Jiechao Yang
2024
ETAS: Zero-Shot Transformer Architecture Search via Network Trainability and Expressivity
Jiechao Yang
|
Yong Liu
Findings of the Association for Computational Linguistics ACL 2024
Transformer Architecture Search (TAS) methods aim to automate searching for the optimal Transformer architecture configurations for a given task. However, they are impeded by the prohibitive cost of evaluating Transformer architectures. Recently, several Zero-Shot TAS methods have been proposed to mitigate this problem by utilizing zero-cost proxies to evaluate Transformer architectures without training. Unfortunately, they are limited to specific computer vision or natural language processing tasks. Nonetheless, most of them are developed based on empirical observations and lack theoretical guarantees.
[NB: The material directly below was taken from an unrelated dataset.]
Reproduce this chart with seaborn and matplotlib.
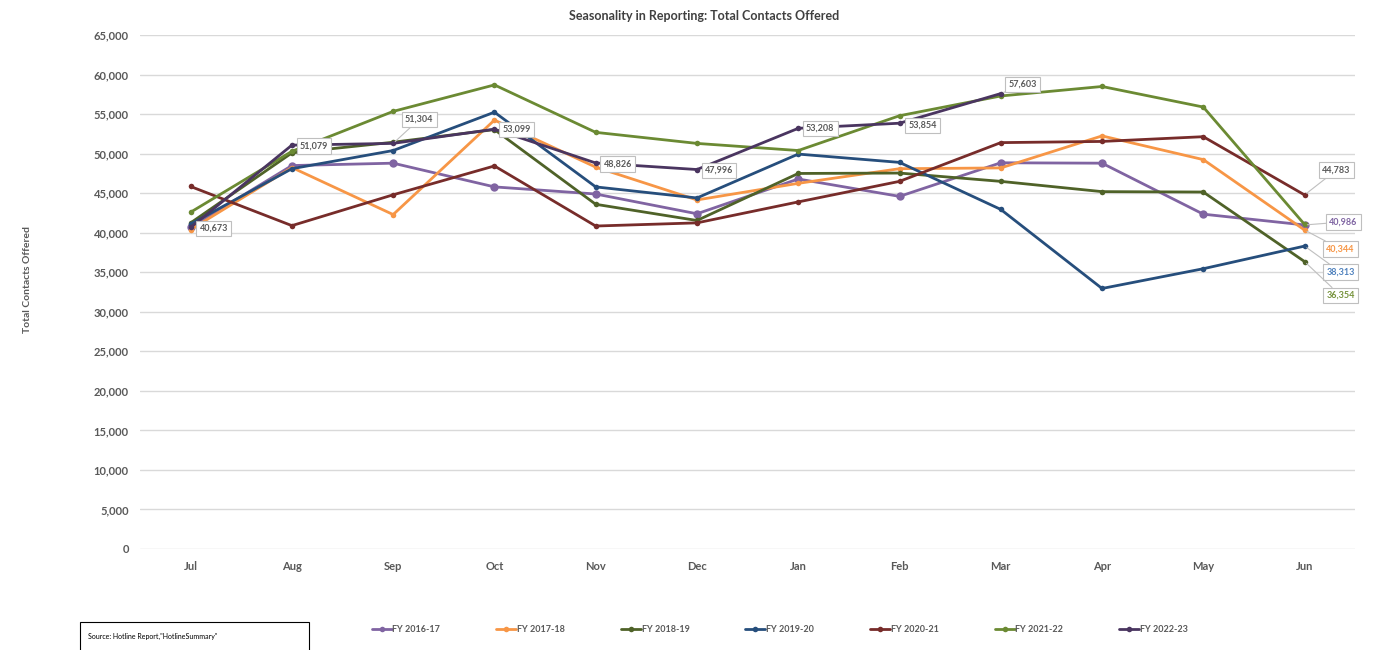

To solve this problem, we develop a new zero-cost proxy called NTSR that combines two theoretically-inspired indicators to measure the trainability and expressivity of Transformer networks separately. We then integrate it into an effective regularized evolution framework called ETAS to demonstrate its efficacy on various tasks. The results show that our proposed NTSR proxy can consistently achieve a higher correlation with the true performance of Transformer networks on both computer vision and natural language processing tasks. Further, it can significantly accelerate the search process for finding the best-performing Transformer architecture configurations.